A History of the Polish Americans
By John J. Bukowczyk
With a new introduction by the author
Transaction Publishers, 2007
213 pages
Those of us who read John Bukowczyk’s And My Children Did Not Know Me are delighted to see the 2008 edition by Transaction Press, A History of the Polish Americans.
When Bukowczyk set out to write about Polish Americans, he decided to look at topics that not many Polish American historians wanted to look at: anti-clericalism, religious disputes, conflict within Polish Roman Catholic parishes serious enough to lead to a schism resulting in the establishment of the Polish National Catholic Church – and didn’t stop there.

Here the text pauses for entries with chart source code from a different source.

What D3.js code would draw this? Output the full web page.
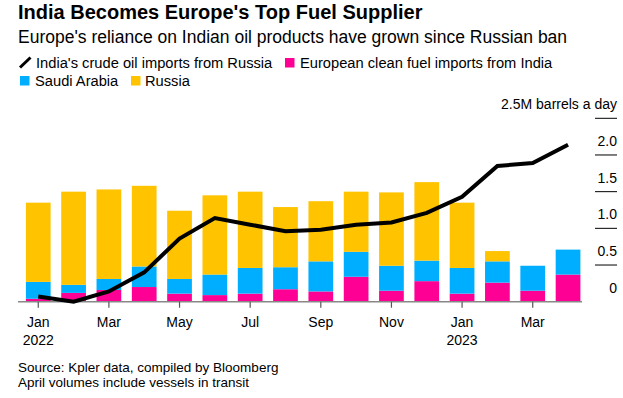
<!DOCTYPE html>
<html>
<head>
<meta charset="utf-8">
<script src="https://cdn.jsdelivr.net/npm/d3@7"></script>
<style>
  body { margin: 0; background: #fff; }
  svg text { font-family: "Liberation Sans", Arial, sans-serif; fill: #000; }
</style>
</head>
<body>
<div class="chart"></div>
<script>
// months Jan 2022 .. Apr 2023
var months = ["2022-01","2022-02","2022-03","2022-04","2022-05","2022-06","2022-07","2022-08",
              "2022-09","2022-10","2022-11","2022-12","2023-01","2023-02","2023-03","2023-04"];
var monthNames = ["Jan","Feb","Mar","Apr","May","Jun","Jul","Aug","Sep","Oct","Nov","Dec"];

// European clean fuel imports (M barrels a day)
var fromIndia  = [0.04, 0.12, 0.16, 0.20, 0.11, 0.09, 0.11, 0.17, 0.14, 0.34, 0.15, 0.28, 0.11, 0.26, 0.15, 0.37];
var fromSaudi  = [0.23, 0.11, 0.15, 0.28, 0.20, 0.28, 0.35, 0.30, 0.41, 0.34, 0.34, 0.28, 0.35, 0.29, 0.34, 0.34];
var fromRussia = [1.08, 1.27, 1.22, 1.10, 0.93, 1.08, 1.04, 0.82, 0.82, 0.82, 1.00, 1.07, 0.89, 0.14, 0.00, 0.00];

// India's crude oil imports from Russia
var indiaCrude = [0.07, 0.00, 0.14, 0.40, 0.86, 1.14, 1.05, 0.96, 0.98, 1.05, 1.08, 1.21, 1.43, 1.85, 1.89, 2.14];

var yTickLines = [0.5, 1, 1.5, 2, 2.5];
var yTickLabels = [0, 0.5, 1, 1.5, 2];

var colors = { india: "#ff0094", saudi: "#00aeff", russia: "#ffc300" };

var width = 623, height = 398;

var svg = d3.select(".chart").append("svg")
  .attr("width", width).attr("height", height);

// scales
var x = d3.scaleBand().domain(months)
  .range([20.6, 585.7])
  .paddingInner(0.3).paddingOuter(0.15);
var y = d3.scaleLinear().domain([0, 2.5]).range([301.7, 118.3]);

// header
svg.append("text").attr("x", 18).attr("y", 19)
  .style("font-size", "20px").style("font-weight", "bold")
  .text("India Becomes Europe's Top Fuel Supplier");
svg.append("text").attr("x", 18).attr("y", 42.5)
  .style("font-size", "17.5px")
  .text("Europe's reliance on Indian oil products have grown since Russian ban");

// legend
var legend = svg.append("g").style("font-size", "14.7px");
legend.append("line").attr("x1", 20).attr("y1", 67.5).attr("x2", 30.5).attr("y2", 57.5)
  .attr("stroke", "#000").attr("stroke-width", 3);
legend.append("text").attr("x", 36).attr("y", 67.5).text("India's crude oil imports from Russia");
legend.append("rect").attr("x", 285).attr("y", 58).attr("width", 9.5).attr("height", 9.5).attr("fill", colors.india);
legend.append("text").attr("x", 300).attr("y", 67.5).text("European clean fuel imports from India");
legend.append("rect").attr("x", 20).attr("y", 76).attr("width", 9.5).attr("height", 9.5).attr("fill", colors.saudi);
legend.append("text").attr("x", 35).attr("y", 85.5).text("Saudi Arabia");
legend.append("rect").attr("x", 131).attr("y", 76).attr("width", 9.5).attr("height", 9.5).attr("fill", colors.russia);
legend.append("text").attr("x", 145).attr("y", 85.5).text("Russia");

// right axis
var yAxis = svg.append("g");
yAxis.selectAll("line.tick").data(yTickLines).enter().append("line")
  .attr("class", "tick")
  .attr("x1", 595).attr("x2", 617)
  .attr("y1", function (d) { return y(d); }).attr("y2", function (d) { return y(d); })
  .attr("stroke", "#000").attr("stroke-width", 1);
yAxis.selectAll("text.lbl").data(yTickLabels).enter().append("text")
  .attr("class", "lbl")
  .attr("x", 617).attr("y", function (d) { return y(d) - 9; })
  .attr("text-anchor", "end").style("font-size", "14px")
  .text(function (d) { return d === 0 ? "0" : d3.format(".1f")(d); });
yAxis.append("text").attr("x", 617).attr("y", y(2.5) - 9)
  .attr("text-anchor", "end").style("font-size", "14px")
  .text("2.5M barrels a day");

// stacked bars
var rows = months.map(function (m, i) {
  return { month: m, india: fromIndia[i], saudi: fromSaudi[i], russia: fromRussia[i] };
});
var stack = d3.stack().keys(["india", "saudi", "russia"]);
var layers = stack(rows);

svg.append("g").selectAll("g").data(layers).enter().append("g")
  .attr("fill", function (d) { return colors[d.key]; })
  .selectAll("rect").data(function (d) { return d; }).enter().append("rect")
  .attr("x", function (d) { return x(d.data.month); })
  .attr("width", x.bandwidth())
  .attr("y", function (d) { return y(d[1]); })
  .attr("height", function (d) { return y(d[0]) - y(d[1]); });

// baseline
svg.append("line").attr("x1", 18).attr("x2", 582)
  .attr("y1", y(0)).attr("y2", y(0))
  .attr("stroke", "#888").attr("stroke-width", 1.5);

// x axis (every other month)
var xTicks = months.filter(function (m, i) { return i % 2 === 0; });
var xAxis = svg.append("g").attr("transform", "translate(0," + y(0) + ")")
  .call(d3.axisBottom(x).tickValues(xTicks).tickSize(6).tickPadding(4)
    .tickFormat(function (m) { return monthNames[+m.slice(5) - 1]; }));
xAxis.select(".domain").remove();
xAxis.selectAll(".tick line").attr("stroke", "#555").attr("stroke-width", 1.2);
xAxis.selectAll(".tick text")
  .attr("y", 25).attr("dy", null)
  .style("font-size", "14px").style("font-family", "Liberation Sans, Arial, sans-serif")
  .attr("fill", "#000")
  .each(function (m) {
    if (m.slice(5) === "01") {
      d3.select(this.parentNode).append("text")
        .attr("y", 43.3).attr("text-anchor", "middle")
        .style("font-size", "14px").attr("fill", "#000")
        .text(m.slice(0, 4));
    }
  });

// line
var line = d3.line()
  .x(function (d, i) { return x(months[i]) + x.bandwidth() / 2; })
  .y(function (d) { return y(d); });
svg.append("path").datum(indiaCrude)
  .attr("d", line)
  .attr("fill", "none").attr("stroke", "#000").attr("stroke-width", 4);

// footer
svg.append("text").attr("x", 18).attr("y", 371.7).style("font-size", "13.5px")
  .text("Source: Kpler data, compiled by Bloomberg");
svg.append("text").attr("x", 18).attr("y", 386.7).style("font-size", "13.5px")
  .text("April volumes include vessels in transit");
</script>
</body>
</html>
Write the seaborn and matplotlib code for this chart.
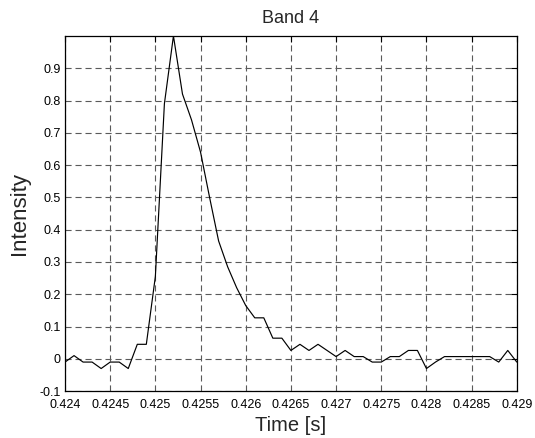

Other topics, while not at the time adequately studied, were broached: Polish-Black relations, Polish-Jewish relations, anti-Polish discrimination, anti-Polish prejudice, intra-community relations between the various tides of immigration. Bukowczyk is still quite willing to take on conventional thinking and make people uncomfortable, to make them consider the prejudice they face, and the prejudice they exhibit.
Bukowczyk was once asked by a student: why – with all the great events going on in the world – why is anyone bothering with ethnic history? Well, if someone makes ethnic history as provocative and relevant as he does, that is reason enough.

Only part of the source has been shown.